HAGATNA, Guam (Sept. 21) - There is no doubt that our public school system fails to provide an adequate education to our island's schoolchildren -- they regularly score near the bottom on national standardized tests, and Department of Education officials have admitted that the vast majority of high school graduates have little to no mastery in the basic skills of reading and math.

We've listened for years to promises of change and improvement, but have gone nowhere, save downward. There's no silver bullet fix for the sad state of our island's schools, but there are some basic things that can be done to start turning things around in the right direction.

Leadership/Positive Attitude

Some of our public schools have shown that even with the same level of funding, poor facilities and conditions as other schools, students aren't doomed for failure. Some administrators and teachers have taken it upon themselves to do what they could to improve test scores. For example, this year Untalan Middle School, and Astumbo and F.Q. Sanchez elementary schools, showed marked improvement in their SAT-9 results.

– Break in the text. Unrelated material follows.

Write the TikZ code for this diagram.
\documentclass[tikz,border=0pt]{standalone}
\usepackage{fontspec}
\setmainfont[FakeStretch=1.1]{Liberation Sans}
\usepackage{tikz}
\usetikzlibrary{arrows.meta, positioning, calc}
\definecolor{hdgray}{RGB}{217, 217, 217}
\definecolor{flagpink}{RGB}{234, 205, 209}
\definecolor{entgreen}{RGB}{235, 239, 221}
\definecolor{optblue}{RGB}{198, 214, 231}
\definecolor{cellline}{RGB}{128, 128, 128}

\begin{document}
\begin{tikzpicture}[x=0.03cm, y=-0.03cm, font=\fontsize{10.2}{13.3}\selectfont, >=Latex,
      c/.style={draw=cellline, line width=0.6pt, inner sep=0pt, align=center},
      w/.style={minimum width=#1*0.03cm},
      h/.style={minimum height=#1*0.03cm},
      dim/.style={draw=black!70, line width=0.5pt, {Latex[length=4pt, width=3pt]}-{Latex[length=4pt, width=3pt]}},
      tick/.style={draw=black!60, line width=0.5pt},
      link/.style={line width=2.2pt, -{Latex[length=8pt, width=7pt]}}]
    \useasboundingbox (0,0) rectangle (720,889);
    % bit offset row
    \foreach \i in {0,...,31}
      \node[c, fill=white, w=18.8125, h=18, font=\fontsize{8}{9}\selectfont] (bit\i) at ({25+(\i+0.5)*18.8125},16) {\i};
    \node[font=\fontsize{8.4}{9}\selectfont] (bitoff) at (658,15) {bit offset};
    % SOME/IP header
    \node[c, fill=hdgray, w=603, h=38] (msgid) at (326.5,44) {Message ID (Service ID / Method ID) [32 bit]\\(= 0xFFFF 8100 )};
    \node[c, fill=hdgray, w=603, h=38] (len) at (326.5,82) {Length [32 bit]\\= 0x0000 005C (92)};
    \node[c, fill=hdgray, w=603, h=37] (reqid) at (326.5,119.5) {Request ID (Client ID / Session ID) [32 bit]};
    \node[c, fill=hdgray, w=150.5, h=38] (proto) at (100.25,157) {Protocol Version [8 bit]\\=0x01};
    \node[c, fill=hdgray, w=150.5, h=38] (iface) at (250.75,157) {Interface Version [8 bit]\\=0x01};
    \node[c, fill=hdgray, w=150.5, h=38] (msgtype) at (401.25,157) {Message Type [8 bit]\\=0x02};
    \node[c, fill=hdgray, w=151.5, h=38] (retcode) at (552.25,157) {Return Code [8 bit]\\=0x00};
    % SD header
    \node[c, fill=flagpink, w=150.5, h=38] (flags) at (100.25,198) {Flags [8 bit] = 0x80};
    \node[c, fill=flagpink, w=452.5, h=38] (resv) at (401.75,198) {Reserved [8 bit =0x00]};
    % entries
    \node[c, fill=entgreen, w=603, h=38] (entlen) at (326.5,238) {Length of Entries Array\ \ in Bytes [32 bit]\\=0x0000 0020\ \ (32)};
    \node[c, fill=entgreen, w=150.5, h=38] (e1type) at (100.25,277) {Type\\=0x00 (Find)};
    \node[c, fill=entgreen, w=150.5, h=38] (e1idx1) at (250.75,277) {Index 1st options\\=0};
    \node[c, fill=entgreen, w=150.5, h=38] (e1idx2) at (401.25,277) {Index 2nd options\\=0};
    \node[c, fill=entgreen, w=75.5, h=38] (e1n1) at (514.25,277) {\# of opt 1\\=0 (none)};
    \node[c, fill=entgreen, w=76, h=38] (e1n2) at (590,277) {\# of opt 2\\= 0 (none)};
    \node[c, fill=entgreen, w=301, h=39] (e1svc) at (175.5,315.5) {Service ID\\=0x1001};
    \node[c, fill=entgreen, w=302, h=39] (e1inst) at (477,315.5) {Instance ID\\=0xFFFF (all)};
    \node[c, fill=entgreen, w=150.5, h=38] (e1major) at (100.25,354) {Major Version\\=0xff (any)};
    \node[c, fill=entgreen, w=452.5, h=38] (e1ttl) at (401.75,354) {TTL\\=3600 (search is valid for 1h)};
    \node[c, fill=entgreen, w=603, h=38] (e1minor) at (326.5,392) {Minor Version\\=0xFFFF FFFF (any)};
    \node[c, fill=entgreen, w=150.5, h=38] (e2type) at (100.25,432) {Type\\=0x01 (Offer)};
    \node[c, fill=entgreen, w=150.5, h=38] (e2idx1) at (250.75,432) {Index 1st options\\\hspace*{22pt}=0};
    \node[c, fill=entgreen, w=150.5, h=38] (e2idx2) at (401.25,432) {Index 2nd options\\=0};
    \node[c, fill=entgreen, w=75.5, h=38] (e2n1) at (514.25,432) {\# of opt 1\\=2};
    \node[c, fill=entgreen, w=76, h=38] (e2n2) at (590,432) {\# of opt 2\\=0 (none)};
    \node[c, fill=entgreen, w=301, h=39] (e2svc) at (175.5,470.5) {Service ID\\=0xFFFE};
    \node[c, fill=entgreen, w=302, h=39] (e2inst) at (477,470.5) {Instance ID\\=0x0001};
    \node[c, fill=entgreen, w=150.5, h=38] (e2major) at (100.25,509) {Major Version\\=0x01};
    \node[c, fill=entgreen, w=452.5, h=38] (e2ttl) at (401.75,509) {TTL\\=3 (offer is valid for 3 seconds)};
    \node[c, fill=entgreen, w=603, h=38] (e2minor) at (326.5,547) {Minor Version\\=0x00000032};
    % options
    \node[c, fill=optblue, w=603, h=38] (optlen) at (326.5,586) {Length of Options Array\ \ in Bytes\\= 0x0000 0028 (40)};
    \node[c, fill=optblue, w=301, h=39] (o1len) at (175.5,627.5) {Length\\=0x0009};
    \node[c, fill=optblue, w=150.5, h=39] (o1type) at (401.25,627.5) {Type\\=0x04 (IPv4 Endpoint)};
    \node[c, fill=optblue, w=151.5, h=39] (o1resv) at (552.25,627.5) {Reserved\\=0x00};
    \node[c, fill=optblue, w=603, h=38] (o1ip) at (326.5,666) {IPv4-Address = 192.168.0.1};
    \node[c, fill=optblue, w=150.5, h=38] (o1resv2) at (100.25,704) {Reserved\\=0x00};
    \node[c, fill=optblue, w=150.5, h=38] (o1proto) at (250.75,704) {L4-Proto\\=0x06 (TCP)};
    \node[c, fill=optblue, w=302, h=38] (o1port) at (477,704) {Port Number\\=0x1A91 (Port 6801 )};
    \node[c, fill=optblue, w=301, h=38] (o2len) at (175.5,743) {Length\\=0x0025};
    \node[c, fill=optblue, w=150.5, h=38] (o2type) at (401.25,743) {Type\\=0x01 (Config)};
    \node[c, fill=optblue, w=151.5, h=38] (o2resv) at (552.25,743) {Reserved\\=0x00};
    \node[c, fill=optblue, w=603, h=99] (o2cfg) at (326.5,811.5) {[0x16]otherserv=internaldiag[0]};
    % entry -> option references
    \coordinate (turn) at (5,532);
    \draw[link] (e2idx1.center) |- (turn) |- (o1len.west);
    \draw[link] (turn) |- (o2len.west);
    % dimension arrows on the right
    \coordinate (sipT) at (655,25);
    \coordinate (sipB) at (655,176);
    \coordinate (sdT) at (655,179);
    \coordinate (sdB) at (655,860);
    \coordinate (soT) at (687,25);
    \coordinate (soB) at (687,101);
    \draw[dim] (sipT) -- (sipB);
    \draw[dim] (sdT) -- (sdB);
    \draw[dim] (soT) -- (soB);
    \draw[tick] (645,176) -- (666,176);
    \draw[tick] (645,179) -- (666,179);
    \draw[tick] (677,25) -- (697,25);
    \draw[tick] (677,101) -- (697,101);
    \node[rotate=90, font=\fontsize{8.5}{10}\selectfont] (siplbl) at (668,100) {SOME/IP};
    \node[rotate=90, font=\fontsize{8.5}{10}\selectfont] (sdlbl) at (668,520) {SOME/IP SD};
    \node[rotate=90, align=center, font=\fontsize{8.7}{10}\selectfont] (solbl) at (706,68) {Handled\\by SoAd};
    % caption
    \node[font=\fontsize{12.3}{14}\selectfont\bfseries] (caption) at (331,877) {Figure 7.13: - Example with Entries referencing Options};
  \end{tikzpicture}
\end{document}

True leaders can make a difference if they lead by example, raise the bar and work together with their team to reach goals. We need to ensure that everyone is involved in public education. Principals, the superintendent and associate superintendents, and the school board need to exhibit real hands-on leadership and a "just do it" attitude.

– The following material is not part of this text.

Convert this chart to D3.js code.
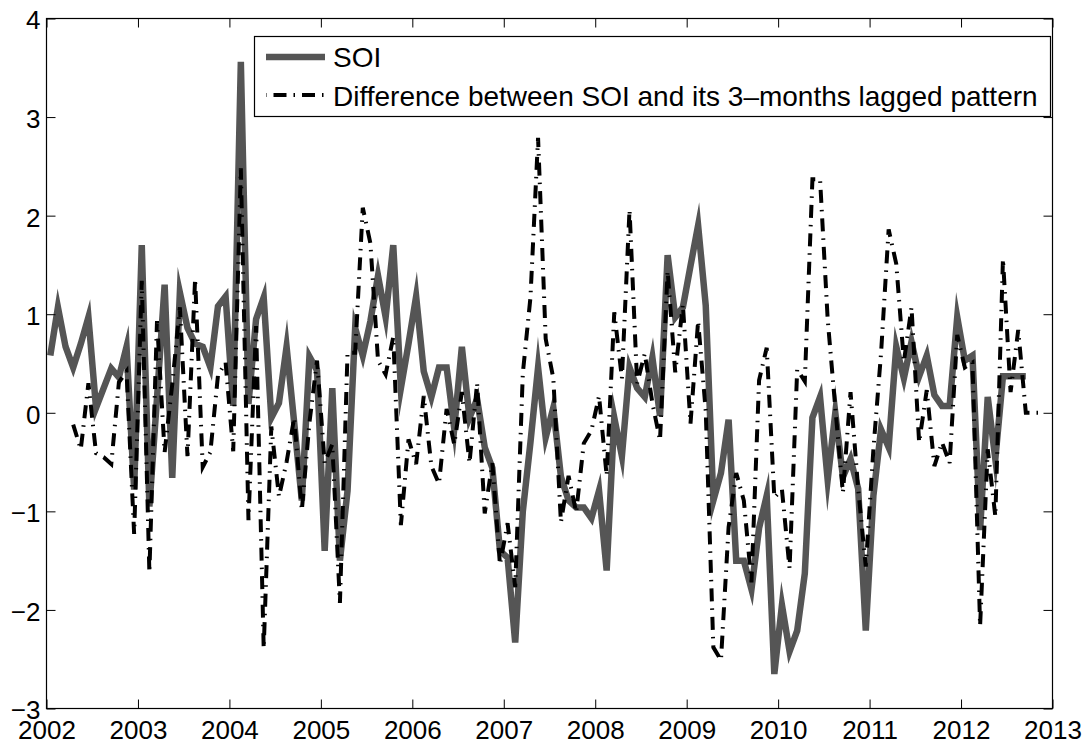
<!DOCTYPE html>
<html>
<head>
<meta charset="utf-8">
<script src="https://cdn.jsdelivr.net/npm/d3@7"></script>
<style>
  html, body { margin: 0; padding: 0; background: #fff; }
  svg { display: block; }
  text { font-family: "Liberation Sans", Arial, Helvetica, sans-serif; }
</style>
</head>
<body>
<svg id="chart" width="1091" height="746"></svg>
<script>
// ---- data (monthly, starting January 2002) ----
const startYear = 2002;
const soi = [
  0.58, 1.07, 0.67, 0.46, 0.70, 0.97, 0.05, 0.25, 0.45, 0.36, 0.67, -0.78,
  1.70, -0.95, 0.15, 1.30, -0.66, 1.22, 0.86, 0.70, 0.67, 0.46, 1.08, 1.18,
  0.07, 3.56, 0.09, 0.95, 1.17, -0.05, 0.10, 0.67, -0.10, -0.89, 0.57, 0.43,
  -1.40, 0.25, -1.50, -0.79, 0.86, 0.58, 0.93, 1.39, 0.97, 1.70, 0.25, 0.70,
  1.18, 0.42, 0.16, 0.46, 0.46, -0.16, 0.67, -0.05, 0.14, -0.35, -0.56, -1.40,
  -1.47, -2.33, -1.00, -0.30, 0.46, -0.25, 0.05, -0.65, -0.89, -0.96, -0.96, -1.07,
  -0.79, -1.60, -0.05, -0.44, 0.46, 0.25, 0.16, 0.56, -0.03, 1.60, 0.97, 1.07,
  1.49, 1.90, 1.09, -0.89, -0.61, -0.07, -1.50, -1.50, -1.79, -1.17, -0.84, -2.65,
  -1.95, -2.42, -2.21, -1.63, -0.05, 0.16, -0.68, 0.00, -0.65, -0.47, -0.77, -2.21,
  -0.84, -0.17, -0.35, 0.67, 0.35, 0.72, 0.37, 0.58, 0.18, 0.07, 0.07, 0.97,
  0.53, 0.58, -1.19, 0.16, -0.47, 0.37, 0.37, 0.37, 0.37
];
// difference series starts at month index 3 (April 2002)
const diffStart = 3;
const diff = [
  -0.12, -0.37, 0.30, -0.41, -0.45, -0.52, 0.31, 0.42, -1.23,
  1.34, -1.62, 0.93, -0.40, 0.29, 1.07, -0.44, 1.36, -0.55, -0.40, 0.38, 0.51,
  -0.39, 2.48, -1.09, 0.88, -2.39, -0.14, -0.85, -0.50, -0.05, -0.99, -0.10, 0.53,
  -0.51, -0.32, -1.93, 0.61, 0.61, 2.08, 1.72, 0.53, 0.39, 0.77, -1.14, -0.27,
  -0.52, 0.17, -0.54, -0.72, 0.04, -0.32, 0.21, -0.51, 0.30, -1.02, -0.51, -1.54,
  -1.12, -1.77, 0.40, 1.17, 2.79, 0.75, 0.35, -1.11, -0.64, -1.01, -0.31, -0.18,
  0.17, -0.64, 1.02, 0.35, 2.06, 0.30, 0.60, 0.10, -0.28, 1.44, 0.41, 1.10,
  -0.11, 0.93, 0.02, -2.38, -2.51, -1.16, -0.61, -0.89, -1.72, 0.33, 0.66, -0.86,
  -0.78, -1.58, 0.44, 0.32, 2.37, 2.37, 0.95, 0.05, -0.81, 0.21, -0.77, -1.56,
  -0.37, 0.60, 1.86, 1.51, 0.52, 1.07, -0.30, 0.23, -0.54, -0.30, -0.51, 0.79,
  0.46, 0.51, -2.16, -0.37, -1.05, 1.56, 0.21, 0.84, 0.00, 0.00, 0.00
];
const xTicks = [2002, 2003, 2004, 2005, 2006, 2007, 2008, 2009, 2010, 2011, 2012, 2013];
const yTicks = [-3, -2, -1, 0, 1, 2, 3, 4];
const legendLabels = ["SOI", "Difference between SOI and its 3\u2013months lagged pattern"];

// ---- layout ----
const svg = d3.select("#chart");
const L = 46.5, R = 1052.5, T = 18.5, B = 708.5;
const x = d3.scaleLinear().domain([2002, 2013]).range([L, R]);
const y = d3.scaleLinear().domain([-3, 4]).range([B, T]);
const monthX = i => startYear + (i + 0.5) / 12;

const soiPts = soi.map((v, i) => [monthX(i), v]);
const diffPts = diff.map((v, i) => [monthX(i + diffStart), v]);

const line = d3.line().x(d => x(d[0])).y(d => y(d[1]));

const soiColor = "#555555";
const soiWidth = 6.5;
const dashWidth = 4;
const dashPattern = "13,7,1.5,7";

svg.append("defs").append("clipPath").attr("id", "clip")
  .append("rect").attr("x", L).attr("y", T).attr("width", R - L).attr("height", B - T);

const g = svg.append("g").attr("clip-path", "url(#clip)");
g.append("path").datum(soiPts).attr("d", line)
  .attr("fill", "none").attr("stroke", soiColor).attr("stroke-width", soiWidth)
  .attr("stroke-linejoin", "miter").attr("stroke-miterlimit", 10);
g.append("path").datum(diffPts).attr("d", line)
  .attr("fill", "none").attr("stroke", "#000").attr("stroke-width", dashWidth)
  .attr("stroke-dasharray", dashPattern);

// ---- axes ----
const tickLen = 9;
const fs = 26;
const axB = d3.axisBottom(x).tickValues(xTicks).tickFormat(d3.format("d")).tickSizeInner(-tickLen).tickSizeOuter(0).tickPadding(12);
const axT = d3.axisTop(x).tickValues(xTicks).tickFormat("").tickSizeInner(-tickLen).tickSizeOuter(0);
const axL = d3.axisLeft(y).tickValues(yTicks).tickFormat(d => d < 0 ? "\u2212" + Math.abs(d) : d).tickSizeInner(-tickLen).tickSizeOuter(0).tickPadding(6);
const axR = d3.axisRight(y).tickValues(yTicks).tickFormat("").tickSizeInner(-tickLen).tickSizeOuter(0);

function style(sel) {
  sel.select(".domain").remove();
  sel.selectAll("line").attr("stroke", "#000").attr("stroke-width", 1);
  sel.selectAll("text").attr("font-size", fs).attr("fill", "#000")
    .style("font-family", '"Liberation Sans", Arial, sans-serif');
}
svg.append("g").attr("transform", `translate(0,${B})`).call(axB).call(style);
svg.append("g").attr("transform", `translate(0,${T})`).call(axT).call(style);
svg.append("g").attr("transform", `translate(${L},0)`).call(axL).call(style)
  .selectAll("text").attr("dy", "0.4em");
svg.append("g").attr("transform", `translate(${R},0)`).call(axR).call(style);

svg.append("rect").attr("x", L).attr("y", T).attr("width", R - L).attr("height", B - T)
  .attr("fill", "none").attr("stroke", "#000").attr("stroke-width", 1.2);

// ---- legend ----
const lfs = 28;
const lg = svg.append("g");
lg.append("rect").attr("x", 254.5).attr("y", 36.5).attr("width", 796).attr("height", 80)
  .attr("fill", "#fff").attr("stroke", "#000").attr("stroke-width", 1.2);
lg.append("line").attr("x1", 266).attr("x2", 325).attr("y1", 57).attr("y2", 57)
  .attr("stroke", soiColor).attr("stroke-width", soiWidth);
lg.append("line").attr("x1", 266).attr("x2", 325).attr("y1", 95).attr("y2", 95)
  .attr("stroke", "#000").attr("stroke-width", dashWidth)
  .attr("stroke-dasharray", dashPattern).attr("stroke-dashoffset", 21);
lg.append("text").attr("x", 333).attr("y", 67).attr("font-size", lfs).text(legendLabels[0]);
lg.append("text").attr("x", 333).attr("y", 106).attr("font-size", lfs).text(legendLabels[1]);
</script>
</body>
</html>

Putting people in any position of authority is meaningless without holding them to standards. If a teacher, principal, central office administrator or board member can't get the job done, they must be removed. We can't be afraid to fire ineffective education officials. The future of our children is at stake.

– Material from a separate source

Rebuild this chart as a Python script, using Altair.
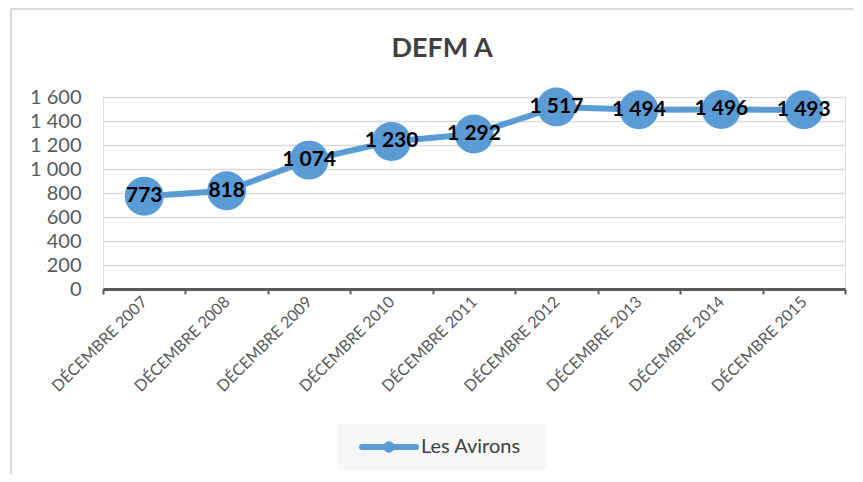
import altair as alt
import pandas as pd

title_text = "DEFM A"
categories = ["DÉCEMBRE 2007", "DÉCEMBRE 2008", "DÉCEMBRE 2009", "DÉCEMBRE 2010",
              "DÉCEMBRE 2011", "DÉCEMBRE 2012", "DÉCEMBRE 2013", "DÉCEMBRE 2014",
              "DÉCEMBRE 2015"]
values = [773, 818, 1074, 1230, 1292, 1517, 1494, 1496, 1493]
series_name = "Les Avirons"
y_ticks = [0, 200, 400, 600, 800, 1000, 1200, 1400, 1600]

df = pd.DataFrame({"cat": categories, "val": values})
legend_df = pd.DataFrame({"serie": [series_name], "title": [title_text]})

BLUE = "#5B9BD5"
FONT = "Lato"
W, H = 742, 192

x_enc = alt.X("cat:N", sort=categories, title=None,
              scale=alt.Scale(type="band", paddingInner=0, paddingOuter=0),
              axis=alt.Axis(labelAngle=-45, labelAlign="right", labelBaseline="middle",
                            labelFont=FONT, labelFontSize=16, labelColor="#595959",
                            labelPadding=5, tickBand="extent", tickSize=5, tickWidth=2,
                            tickColor="#595959", domainColor="#595959", domainWidth=3,
                            grid=False, labelOverlap=False))
y_enc = alt.Y("val:Q", title=None,
              scale=alt.Scale(domain=[0, 1600], nice=False),
              axis=alt.Axis(values=y_ticks, labelFont=FONT, labelFontSize=20,
                            labelColor="#595959", labelPadding=22, domain=False,
                            ticks=False, gridColor="#d9d9d9", gridWidth=1.5,
                            labelExpr="replace(format(datum.value, ',d'), ',', ' ')"))

base = alt.Chart(df)

line = base.mark_line(strokeWidth=6, color=BLUE).encode(x=x_enc, y=y_enc)
points = base.mark_point(filled=True, size=1520, opacity=1, color=BLUE).encode(
    x=x_enc, y=y_enc)
labels = base.transform_calculate(
    lab="replace(format(datum.val, ',d'), ',', ' ')"
).mark_text(font=FONT, fontSize=21, fontWeight="bold", color="black").encode(
    x=x_enc, y=y_enc, text="lab:N")

frame_top = base.mark_rule(color="#d9d9d9", strokeWidth=2).encode(
    x=alt.value(-93), x2=alt.value(W + 8), y=alt.value(-88))
frame_left = base.mark_rule(color="#d9d9d9", strokeWidth=2).encode(
    x=alt.value(-92), y=alt.value(-88), y2=alt.value(H + 185))

lg = alt.Chart(legend_df)
title_mark = lg.mark_text(font=FONT, fontSize=27, fontWeight="bold", color="#404040",
                          align="center", baseline="alphabetic").encode(
    x=alt.value(339), y=alt.value(-40), text="title:N")

# legend (drawn as marks)
leg_box = lg.mark_rect(color="#f7f7f7").encode(
    x=alt.value(234), x2=alt.value(444), y=alt.value(327), y2=alt.value(373))
leg_line = lg.mark_rule(color=BLUE, strokeWidth=6, strokeCap="round").encode(
    x=alt.value(259), x2=alt.value(313), y=alt.value(350))
leg_dot = lg.mark_point(filled=True, size=130, opacity=1, color=BLUE).encode(
    x=alt.value(286), y=alt.value(350))
leg_text = lg.mark_text(font=FONT, fontSize=20, color="#404040", align="left",
                        baseline="middle").encode(
    x=alt.value(318), y=alt.value(350), text="serie:N")

chart = alt.layer(frame_top, frame_left, line, points, labels, title_mark,
                  leg_box, leg_line, leg_dot, leg_text).properties(
    width=W, height=H,
    autosize=alt.AutoSizeParams(type="none"),
    padding={"left": 95, "top": 89, "right": 8, "bottom": 185},
).configure_view(stroke=None).configure(background="white")

chart.save("out.html", embed_options={"renderer": "svg", "actions": False})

Furthermore, the public school system can no longer afford to continue social promotion. If a student can't achieve the minimum standards for moving on to the next grade, he or she must not be advanced, because it only enables future failure.

Passing these students doesn't help anyone -- they aren't capable of handling the next level of academics, and teachers have to spend more time with them, to the detriment of other students. And if they are continually promoted, you end up with graduates lacking the basic skills required to perform in the real world, which is what school is supposed to prepare them to do.

If we focus on these three areas, we can begin to effectuate real and positive change in the public school system, and move toward our duty and responsibility to the children to provide them with the education they deserve and can use.